Copy each line below in which the string "that" occurs.

◇ ◇ ◇ ◇ ◇ ◇ ◇

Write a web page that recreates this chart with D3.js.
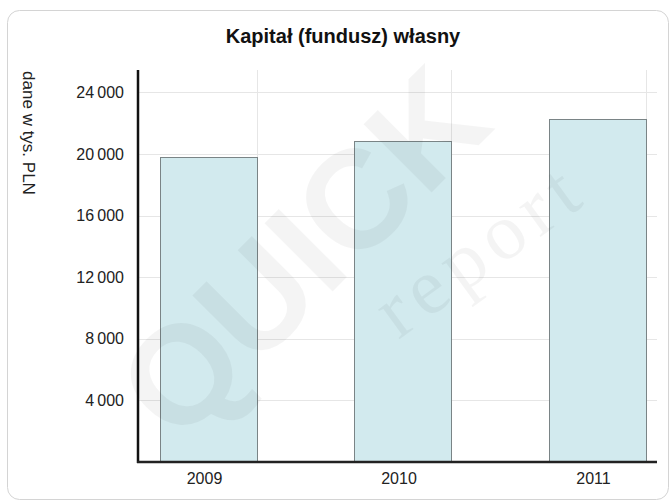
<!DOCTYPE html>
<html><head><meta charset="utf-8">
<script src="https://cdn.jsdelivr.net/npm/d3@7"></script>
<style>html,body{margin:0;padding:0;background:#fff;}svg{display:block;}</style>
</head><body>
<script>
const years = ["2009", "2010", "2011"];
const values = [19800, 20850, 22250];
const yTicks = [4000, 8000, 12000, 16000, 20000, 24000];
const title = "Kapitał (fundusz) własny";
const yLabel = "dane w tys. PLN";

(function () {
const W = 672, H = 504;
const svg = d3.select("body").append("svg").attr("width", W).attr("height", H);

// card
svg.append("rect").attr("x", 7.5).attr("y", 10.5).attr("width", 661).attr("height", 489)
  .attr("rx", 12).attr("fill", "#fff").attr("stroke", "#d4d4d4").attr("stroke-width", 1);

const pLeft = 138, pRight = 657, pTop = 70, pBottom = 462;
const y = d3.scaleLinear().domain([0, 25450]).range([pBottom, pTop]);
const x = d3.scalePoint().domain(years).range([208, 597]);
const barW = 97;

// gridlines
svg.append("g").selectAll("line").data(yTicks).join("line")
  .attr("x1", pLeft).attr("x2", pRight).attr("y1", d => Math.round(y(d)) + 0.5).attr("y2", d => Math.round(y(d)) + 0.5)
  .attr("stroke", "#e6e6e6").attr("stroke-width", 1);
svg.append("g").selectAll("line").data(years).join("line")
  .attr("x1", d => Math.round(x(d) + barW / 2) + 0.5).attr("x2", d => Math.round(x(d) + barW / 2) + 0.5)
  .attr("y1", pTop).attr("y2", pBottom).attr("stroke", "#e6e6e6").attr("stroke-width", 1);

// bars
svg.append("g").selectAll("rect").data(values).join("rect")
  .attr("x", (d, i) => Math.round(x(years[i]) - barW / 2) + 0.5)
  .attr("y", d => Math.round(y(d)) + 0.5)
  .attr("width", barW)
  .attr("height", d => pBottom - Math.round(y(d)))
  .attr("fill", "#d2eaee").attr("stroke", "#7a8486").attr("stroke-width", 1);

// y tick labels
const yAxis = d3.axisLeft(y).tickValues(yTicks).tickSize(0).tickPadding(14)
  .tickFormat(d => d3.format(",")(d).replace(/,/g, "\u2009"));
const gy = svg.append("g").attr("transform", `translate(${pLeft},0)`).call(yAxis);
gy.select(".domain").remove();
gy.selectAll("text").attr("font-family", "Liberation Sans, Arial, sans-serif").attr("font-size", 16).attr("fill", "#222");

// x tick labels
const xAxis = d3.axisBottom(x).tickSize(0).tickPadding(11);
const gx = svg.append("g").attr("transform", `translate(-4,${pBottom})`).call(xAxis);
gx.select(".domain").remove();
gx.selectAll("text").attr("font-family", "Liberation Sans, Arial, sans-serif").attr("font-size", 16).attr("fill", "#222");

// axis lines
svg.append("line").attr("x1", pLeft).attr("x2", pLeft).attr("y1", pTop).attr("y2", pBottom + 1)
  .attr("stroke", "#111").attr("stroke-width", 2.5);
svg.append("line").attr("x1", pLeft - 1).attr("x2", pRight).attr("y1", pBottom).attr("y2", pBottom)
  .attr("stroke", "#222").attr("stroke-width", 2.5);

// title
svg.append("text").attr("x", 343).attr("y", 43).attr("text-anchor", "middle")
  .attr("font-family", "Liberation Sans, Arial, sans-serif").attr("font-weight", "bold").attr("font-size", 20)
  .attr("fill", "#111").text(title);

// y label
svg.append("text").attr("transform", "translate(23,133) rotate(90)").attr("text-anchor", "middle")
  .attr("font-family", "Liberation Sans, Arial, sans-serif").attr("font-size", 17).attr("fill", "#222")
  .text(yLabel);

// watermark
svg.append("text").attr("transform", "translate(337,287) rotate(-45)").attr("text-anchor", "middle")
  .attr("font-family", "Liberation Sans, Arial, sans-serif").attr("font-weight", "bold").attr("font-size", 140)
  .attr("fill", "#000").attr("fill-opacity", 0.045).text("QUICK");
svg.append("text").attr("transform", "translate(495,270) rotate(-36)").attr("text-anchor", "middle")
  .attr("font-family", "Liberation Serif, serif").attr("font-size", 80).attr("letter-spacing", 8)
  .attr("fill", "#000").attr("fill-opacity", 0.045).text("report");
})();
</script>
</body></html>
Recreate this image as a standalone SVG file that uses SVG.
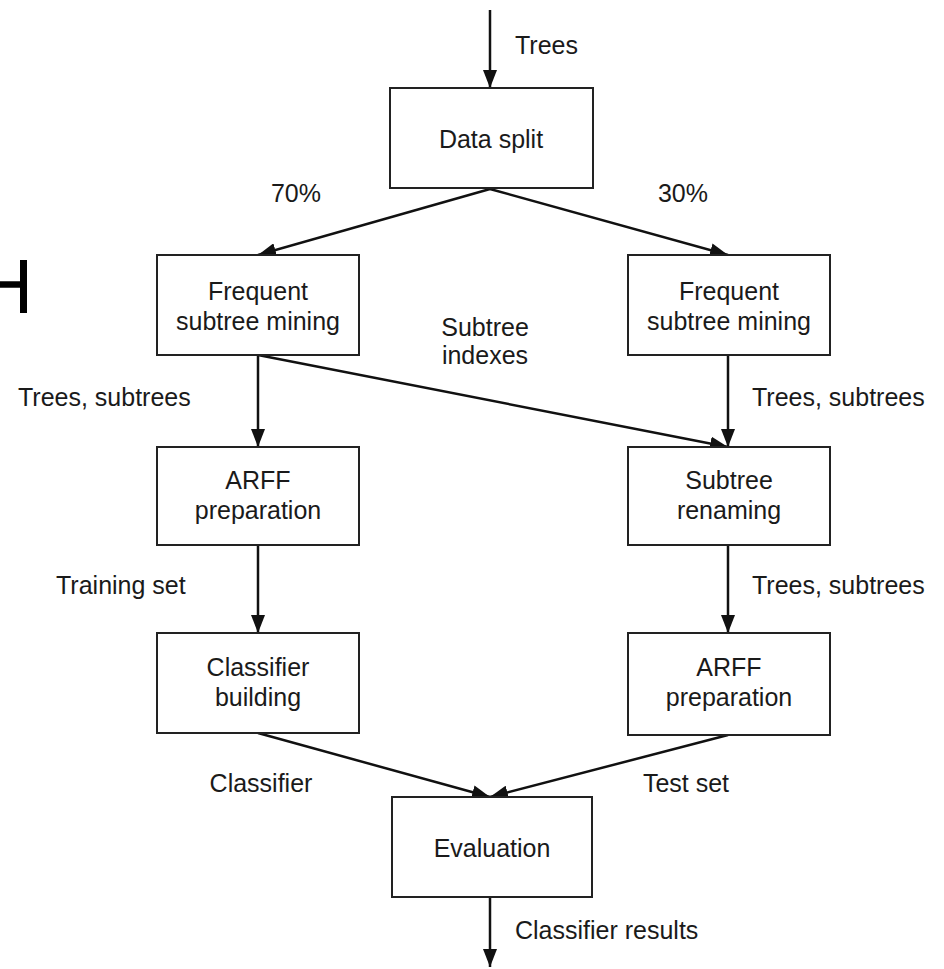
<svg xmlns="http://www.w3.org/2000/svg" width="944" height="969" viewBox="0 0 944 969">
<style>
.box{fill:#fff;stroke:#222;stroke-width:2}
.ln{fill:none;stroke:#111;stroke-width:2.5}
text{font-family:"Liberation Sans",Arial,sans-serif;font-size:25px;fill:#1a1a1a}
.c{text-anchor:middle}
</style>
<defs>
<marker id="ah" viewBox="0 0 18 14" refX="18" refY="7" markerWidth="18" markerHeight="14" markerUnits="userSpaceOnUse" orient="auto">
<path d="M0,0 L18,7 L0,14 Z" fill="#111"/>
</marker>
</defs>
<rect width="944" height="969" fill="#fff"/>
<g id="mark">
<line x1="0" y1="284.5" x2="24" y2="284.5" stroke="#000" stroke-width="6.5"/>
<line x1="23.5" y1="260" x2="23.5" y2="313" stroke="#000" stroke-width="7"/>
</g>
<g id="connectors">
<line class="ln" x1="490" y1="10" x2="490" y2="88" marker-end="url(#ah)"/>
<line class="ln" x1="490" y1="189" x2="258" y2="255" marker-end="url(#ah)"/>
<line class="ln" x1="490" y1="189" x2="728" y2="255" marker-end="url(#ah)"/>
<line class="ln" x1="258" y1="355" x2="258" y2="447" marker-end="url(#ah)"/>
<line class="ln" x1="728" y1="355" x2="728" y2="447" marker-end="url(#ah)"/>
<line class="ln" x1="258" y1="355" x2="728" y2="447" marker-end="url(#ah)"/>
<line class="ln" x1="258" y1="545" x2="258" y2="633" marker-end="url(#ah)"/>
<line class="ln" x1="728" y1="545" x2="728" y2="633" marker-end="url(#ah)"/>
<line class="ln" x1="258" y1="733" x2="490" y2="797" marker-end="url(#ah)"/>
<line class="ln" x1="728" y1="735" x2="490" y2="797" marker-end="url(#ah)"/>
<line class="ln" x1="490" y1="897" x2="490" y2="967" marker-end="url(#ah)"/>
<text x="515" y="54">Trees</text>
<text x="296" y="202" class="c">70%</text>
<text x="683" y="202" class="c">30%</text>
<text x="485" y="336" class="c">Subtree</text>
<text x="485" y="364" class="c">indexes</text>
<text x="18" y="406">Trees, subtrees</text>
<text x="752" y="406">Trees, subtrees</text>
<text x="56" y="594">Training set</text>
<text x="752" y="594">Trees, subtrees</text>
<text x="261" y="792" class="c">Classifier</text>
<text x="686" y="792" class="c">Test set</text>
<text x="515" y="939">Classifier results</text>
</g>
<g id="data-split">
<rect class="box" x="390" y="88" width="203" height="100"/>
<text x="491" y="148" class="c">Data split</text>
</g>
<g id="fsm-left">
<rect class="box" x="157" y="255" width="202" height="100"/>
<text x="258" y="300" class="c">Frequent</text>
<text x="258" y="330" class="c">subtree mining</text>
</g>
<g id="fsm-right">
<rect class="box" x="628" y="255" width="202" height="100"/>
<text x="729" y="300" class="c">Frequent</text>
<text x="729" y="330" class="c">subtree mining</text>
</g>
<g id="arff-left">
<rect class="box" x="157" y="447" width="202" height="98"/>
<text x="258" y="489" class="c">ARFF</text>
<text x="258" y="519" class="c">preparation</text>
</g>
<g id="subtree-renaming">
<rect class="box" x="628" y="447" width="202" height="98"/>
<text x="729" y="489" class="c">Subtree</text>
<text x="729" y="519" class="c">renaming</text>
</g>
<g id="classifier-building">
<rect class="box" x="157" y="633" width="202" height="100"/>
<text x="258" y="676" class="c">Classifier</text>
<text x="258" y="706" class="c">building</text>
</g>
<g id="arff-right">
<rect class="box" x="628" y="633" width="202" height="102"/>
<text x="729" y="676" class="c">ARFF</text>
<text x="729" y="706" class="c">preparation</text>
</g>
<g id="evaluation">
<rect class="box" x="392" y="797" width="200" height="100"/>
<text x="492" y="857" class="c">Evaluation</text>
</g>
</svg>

◇ ◇ ◇ ◇ ◇ ◇ ◇

**Task answer:**
Write a web page that recreates this chart with D3.js.
Recreate this image as a standalone SVG file that uses SVG.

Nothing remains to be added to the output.